Case Study: Real Numbers from a California Warehouse
Let's make this concrete. A large logistics warehouse in Fresno, California, installed a 500 kW / 1,000 kWh battery storage system. Their primary goal was to avoid demand charges—fees based on their highest 15-minute power draw each month, which can constitute up to 50% of a C&I electricity bill.
- Hardware Cost (Battery & Inverter): ~$350,000
- Advanced Software Solution (Annual SaaS): ~$18,000
- Software Function: The software continuously forecasts the building's load, predicts peak grid demand windows, and dispatches the battery precisely to "shave" peak usage.
- Result: In the first year, the software-driven strategy reduced their peak demand by 22%, leading to annual savings of $68,000 on their electricity bill.
The $18,000 software investment directly enabled $68,000 in savings. The software paid for itself in just over 3 months and was the decisive factor in achieving a less than 5-year total system payback. Without this intelligence, the battery would have cycled inefficiently, missing the most valuable opportunities.
Highjoule’s Approach: Intelligence That Pays for Itself
At Highjoule, we believe powerful energy software shouldn't be a mysterious, costly add-on. That's why our HarmoniOS™ energy management platform is designed as the core intelligence of every system we provide.
For our commercial and industrial clients, HarmoniOS™ uses real-time data and AI-driven forecasting to execute multiple value streams simultaneously:
- Peak Shaving: Automatically reduces demand charges.
- Energy Arbitrage: Buys (charges) low, sells (discharges) high.
- Grid Services: Can participate in demand response programs for additional revenue (in eligible markets).
- Renewables Optimization: Maximizes self-consumption of solar PV, storing excess daytime production for use at night.
We typically offer a comprehensive all-in-one solution that integrates the hardware and our proprietary software, often under a single warranty and support agreement. For larger microgrid or utility-scale projects, we provide flexible licensing models. Our focus is on delivering a clear, positive Total Cost of Ownership (TCO) and a superior return on investment, where the software is the engine of that return.
Making the Investment: Key Questions to Ask
So, when evaluating "energy software: how much?" shift the conversation to value. Here are the questions to ask any provider:
1. What is the pricing model, and how does it align with my success?
Is it a flat fee, or is it tied to performance?
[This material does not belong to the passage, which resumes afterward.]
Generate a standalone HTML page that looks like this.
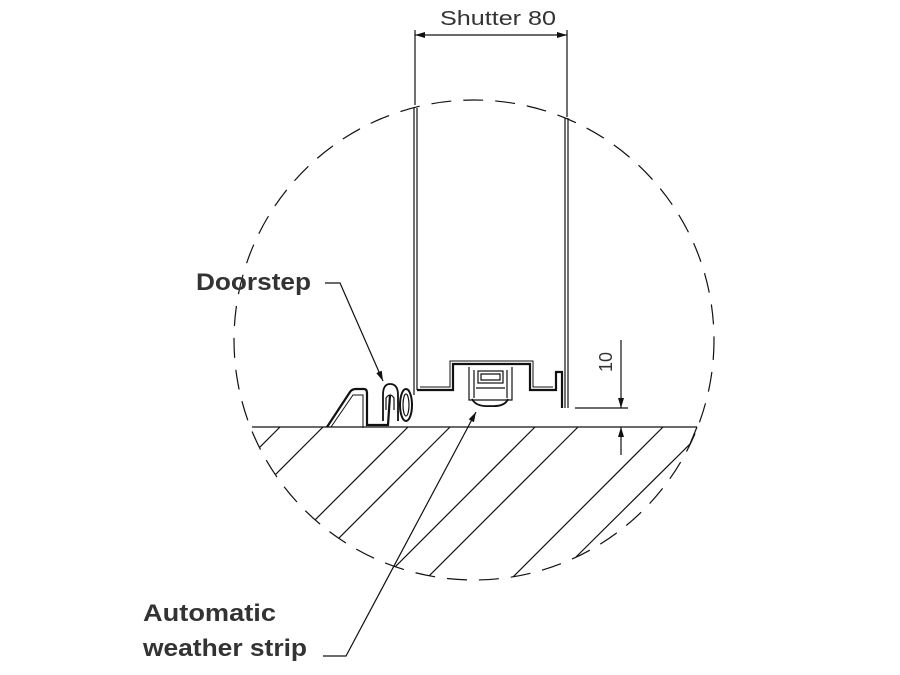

A model that shares risk with you is often a sign of confidence.
2. Can it adapt to changing utility rates and policies?
Software that can't update its algorithms for new tariff structures will become obsolete. Ensure it has a proven update track record. The U.S. Department of Energy's Solar Energy Technologies Office highlights adaptability as a key software feature.
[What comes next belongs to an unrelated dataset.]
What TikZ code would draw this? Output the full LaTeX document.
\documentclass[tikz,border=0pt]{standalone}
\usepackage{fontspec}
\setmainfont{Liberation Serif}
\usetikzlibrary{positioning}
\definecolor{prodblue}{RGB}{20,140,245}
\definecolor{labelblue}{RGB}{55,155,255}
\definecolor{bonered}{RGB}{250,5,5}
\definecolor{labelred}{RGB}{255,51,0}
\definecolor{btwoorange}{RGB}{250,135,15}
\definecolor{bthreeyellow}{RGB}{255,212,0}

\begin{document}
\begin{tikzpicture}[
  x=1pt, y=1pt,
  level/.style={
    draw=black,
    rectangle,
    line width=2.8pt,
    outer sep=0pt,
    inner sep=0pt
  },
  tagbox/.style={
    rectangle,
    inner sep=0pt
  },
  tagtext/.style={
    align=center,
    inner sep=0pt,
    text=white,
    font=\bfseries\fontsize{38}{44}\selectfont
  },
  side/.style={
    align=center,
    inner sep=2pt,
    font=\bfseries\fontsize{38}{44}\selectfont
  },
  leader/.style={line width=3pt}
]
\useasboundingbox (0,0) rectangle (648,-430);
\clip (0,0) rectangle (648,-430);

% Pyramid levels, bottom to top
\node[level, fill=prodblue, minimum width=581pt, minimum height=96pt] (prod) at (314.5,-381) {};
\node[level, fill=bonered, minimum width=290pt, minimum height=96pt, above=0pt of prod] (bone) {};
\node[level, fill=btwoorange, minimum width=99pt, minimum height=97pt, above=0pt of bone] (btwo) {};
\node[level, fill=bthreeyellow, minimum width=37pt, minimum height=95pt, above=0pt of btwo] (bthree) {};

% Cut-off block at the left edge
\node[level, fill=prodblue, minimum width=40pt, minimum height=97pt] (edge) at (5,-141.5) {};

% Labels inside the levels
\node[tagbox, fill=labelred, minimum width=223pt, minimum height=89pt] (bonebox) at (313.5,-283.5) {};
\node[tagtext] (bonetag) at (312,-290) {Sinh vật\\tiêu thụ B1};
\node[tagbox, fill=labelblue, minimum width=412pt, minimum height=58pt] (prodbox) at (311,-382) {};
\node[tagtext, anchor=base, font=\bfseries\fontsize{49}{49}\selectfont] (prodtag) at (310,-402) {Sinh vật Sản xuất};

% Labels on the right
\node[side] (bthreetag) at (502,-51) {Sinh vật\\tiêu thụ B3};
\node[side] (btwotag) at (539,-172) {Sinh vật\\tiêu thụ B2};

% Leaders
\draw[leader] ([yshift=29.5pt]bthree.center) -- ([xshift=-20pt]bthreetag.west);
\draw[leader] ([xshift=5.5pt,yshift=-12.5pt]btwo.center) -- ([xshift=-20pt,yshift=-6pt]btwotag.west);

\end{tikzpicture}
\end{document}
3. Does it offer open protocols or is it a "walled garden"?
Can it integrate with existing building management systems or future hardware? Interoperability protects your long-term investment.
4. What is the projected ROI impact of the software specifically?
Request a detailed, data-backed projection showing how the software's specific functions (peak shaving, arbitrage, etc.) will contribute to savings and payback time.
Ultimately, the most expensive software might be the one you didn't buy—the one that leaves your battery system operating at a fraction of its potential. Or, the one that locks you into a closed ecosystem with high ongoing fees and little flexibility.
Is your organization currently evaluating an energy storage project, and how are you quantifying the potential return from the intelligence layer versus the hardware alone?